Hi @cli99, can you please have a look and let me know what you think?
Sorry to bug, @cli99, but is the list of reviewers for this file accurate or should I reach out to someone else? Thanks!
@clumsy , sorry for the late response, I was out of office for a while. Can you please resolve the conflicts with the main branch? Thanks.
Sure @cli99, are you in favor of the proposed changes though? Now I also need to find a way to make it reflect the expert parameters.
Sure @cli99, are you in favor of the proposed changes though? Now I also need to find a way to make it reflect the expert parameters.
Most changes look good to me. The "dtype breakdown for both Memory and Params section" and the corresponding fields in the expr are a bit unclear to me. Can you provide a description of an example module expr and when this will be useful.
Thanks for checking the PR, @cli99. dtype breakdown is basically to show the type of underlying parameters, especially if it's fixed and not controlled by the DeepSpeed config.
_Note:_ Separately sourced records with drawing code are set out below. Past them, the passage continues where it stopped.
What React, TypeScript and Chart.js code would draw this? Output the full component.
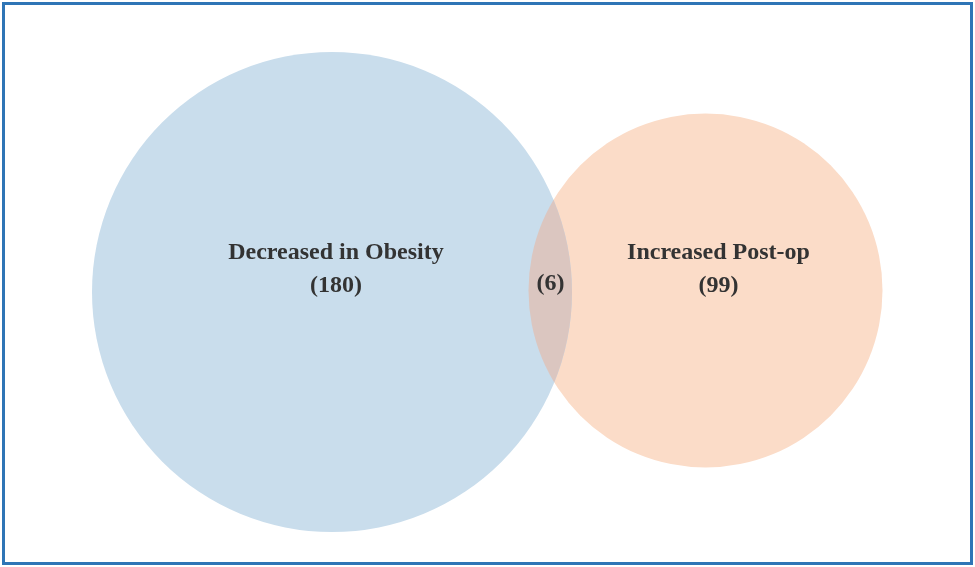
import React, { useEffect, useRef } from "react";
import { Chart, registerables } from "chart.js";

Chart.register(...registerables);

// Venn sets
const setNames = ["Decreased in Obesity", "Increased Post-op"];
const setCounts = [180, 99];
const overlapCount = 6;
// circle geometry in plot units (plot spans 975 x 567 units)
const circleX = [332, 705.5];
const circleY = [292, 290.5];
const circleR = [240, 177];
// label anchors in plot units
const labelX = [336, 718.5];
const overlapLabelX = 550.5;
const labelLine1Y = 259;
const labelLine2Y = 292;
const overlapLabelY = 290;

const fillColors = ["#c9ddec", "#fbdcc8"];
const overlapColor = "#dbc6c0";
const textColor = "#333333";
const FONT = 'bold 24px "Liberation Serif", "DejaVu Serif", serif';

const vennPlugin = {
  id: "vennPlugin",
  afterDatasetsDraw(chart: any) {
    const ctx = chart.ctx;
    const xs = chart.scales.x;
    const ys = chart.scales.y;
    const a = chart.getDatasetMeta(0).data[0];
    const b = chart.getDatasetMeta(1).data[0];
    if (!a || !b) return;
    const ra = a.options.radius;
    const rb = b.options.radius;
    ctx.save();
    ctx.beginPath();
    ctx.arc(a.x, a.y, ra, 0, Math.PI * 2);
    ctx.clip();
    ctx.beginPath();
    ctx.arc(b.x, b.y, rb, 0, Math.PI * 2);
    ctx.fillStyle = overlapColor;
    ctx.fill();
    ctx.restore();

    ctx.save();
    ctx.fillStyle = textColor;
    ctx.font = FONT;
    ctx.textAlign = "center";
    ctx.textBaseline = "alphabetic";
    for (let i = 0; i < setNames.length; i++) {
      const px = xs.getPixelForValue(labelX[i]);
      ctx.fillText(setNames[i], px, ys.getPixelForValue(labelLine1Y));
      ctx.fillText("(" + setCounts[i] + ")", px, ys.getPixelForValue(labelLine2Y));
    }
    ctx.fillText(
      "(" + overlapCount + ")",
      xs.getPixelForValue(overlapLabelX),
      ys.getPixelForValue(overlapLabelY)
    );
    ctx.restore();
  },
};

export default function App() {
  const ref = useRef<HTMLCanvasElement | null>(null);
  useEffect(() => {
    if (!ref.current) return;
    const chart = new Chart(ref.current, {
      type: "bubble",
      data: {
        datasets: setNames.map((name, i) => ({
          label: name,
          data: [{ x: circleX[i], y: circleY[i], r: circleR[i] }],
          backgroundColor: fillColors[i],
          borderWidth: 0,
          hoverRadius: 0,
          clip: false,
        })),
      },
      options: {
        responsive: false,
        animation: false,
        events: [],
        layout: { padding: 0, autoPadding: false },
        plugins: { legend: { display: false }, tooltip: { enabled: false } },
        scales: {
          x: { type: "linear", min: 0, max: 975, display: false },
          y: { type: "linear", min: 0, max: 567, reverse: true, display: false },
        },
      },
      plugins: [vennPlugin],
    } as any);
    return () => chart.destroy();
  }, []);
  return (
    <div style={{ position: "absolute", left: 0, top: 0, width: 975, height: 567, background: "#ffffff" }}>
      <canvas ref={ref} width={975} height={567} style={{ position: "absolute", left: 0, top: 0 }} />
      <div
        style={{
          position: "absolute",
          left: 2,
          top: 2,
          width: 971,
          height: 563,
          boxSizing: "border-box",
          border: "3px solid #2f75b6",
          pointerEvents: "none",
        }}
      />
    </div>
  );
}
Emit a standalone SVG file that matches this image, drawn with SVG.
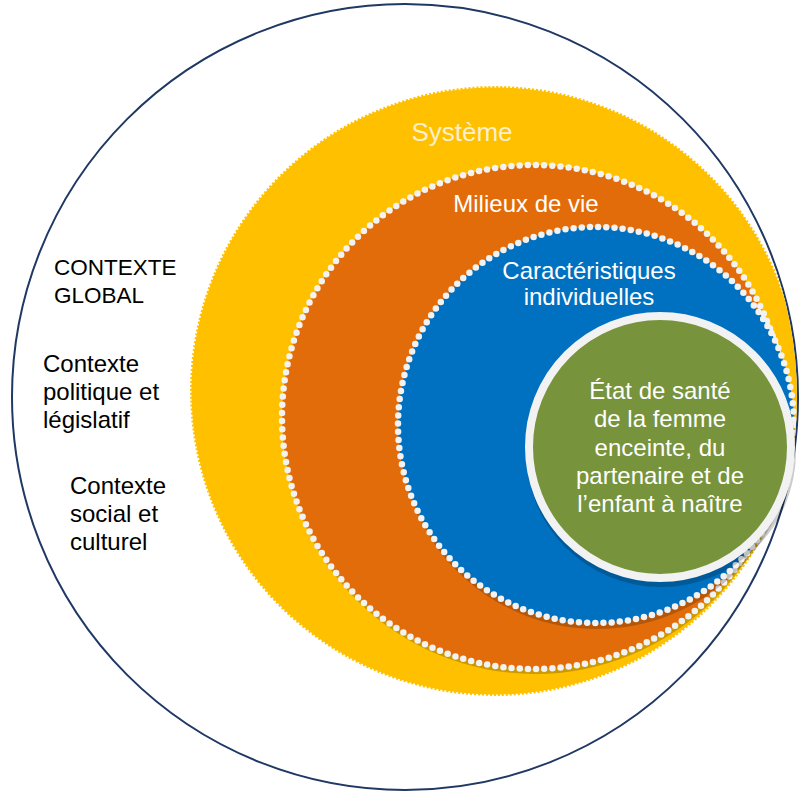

But I agree it's perhaps too much especially since we would need to keep track of both dense and expert parameters. I'll remove that part and keep the overall/per-layer memory then.
After some deliberation I've decided to separate formatting fixes from memory details (which I believe are not that useful after all since you can roughly multiply num_params with the fp32/fp16/fp16 size). I'll cut a separate PR for this.